Vinay Sharma’s new script (his considered choice of label, rather than “play”) exemplifies postmodern bricolage – a text that comprises excerpts from many other texts, where Sharma’s own written contribution amounts to perhaps 5% of the whole. Hence the title of the rikh- and Padatik production, Pieces. Many postmodernists argue that artists cannot have anything new to say, for everything has already been said. All we can do is rearrange content in an original form.
That is what Sharma has done so incisively. Sampling women’s speeches from mainly 19th-century European drama (Congreve’s Way of the World, 1700, the notable exception) and setting them in a theatrical scenario as if enacted by one performer going on stage to do multiple roles, he creates simultaneously a disturbing chronicle of what “modern” women went through, a unified relatable narrative of what they still endure (since only the handout reveals how old the monologues are), and a psychological probing of actresses having to portray such vulnerable characters. Pieces makes a fine companion piece to his earlier Yahān, which used ancient Indian sources.
Sharma can achieve this depth only with a versatile actor, and Anubha Fatehpuria most certainly fits the bill in, surprisingly, her first solo show. She sets the scene with Ferenc Molnar’s Famous Actress reassuring worried ladies that their husbands often concoct affairs with her to regain their attention. Comic or piteous, romantic or supercilious, she flits in and out of classic authors from Chekhov (Ivanov and Seagull) to Woolf (Lighthouse and Dalloway), as well as less-known plays not normally revived: Maupassant’s Peace of the Family, on the helplessness of a wife treated as a possession, and the wronged wife in Strindberg’s The Stronger. Other eminences include Hermann Sudermann (Margot), Arthur Schnitzler (Big Scene), Susan Glaspell’s feminist Bernice, and Eugene Brieux’ Julie freeing herself from a loveless marriage in The Three Daughters of M. Dupont.

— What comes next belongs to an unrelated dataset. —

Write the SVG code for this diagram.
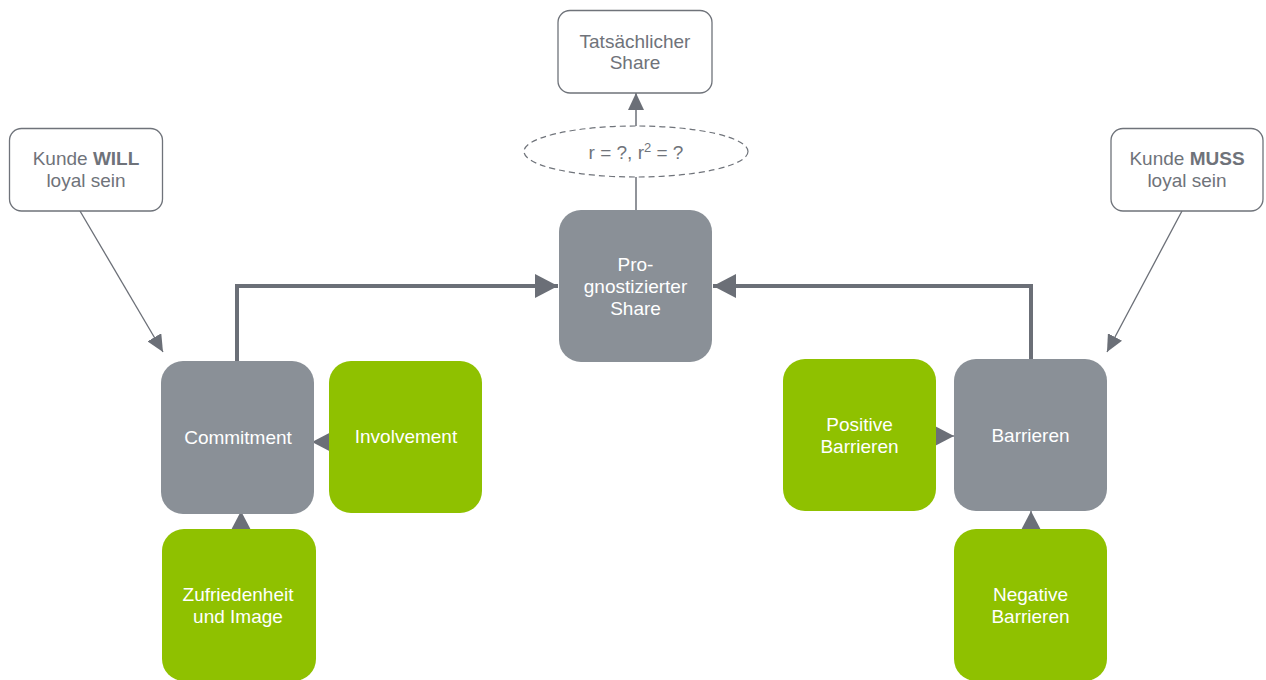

Memorably, the silences when she goes offstage into a visible private space to take off her mask and catch her breath, reflect the drained self that actors experience. Puppet-like movements express the dictatorial nature of the director – often male, as here. A brief allusion to Punch and Judy makes us uncomfortably aware of violence on women, which some of her portraits themselves suffer. Sharma’s black design employing many mirrors, lights of novel kinds (see photograph) and looped music and sound convey the sense of being in a theatre, the darkness of the theme and the circular repetitiveness of the stories.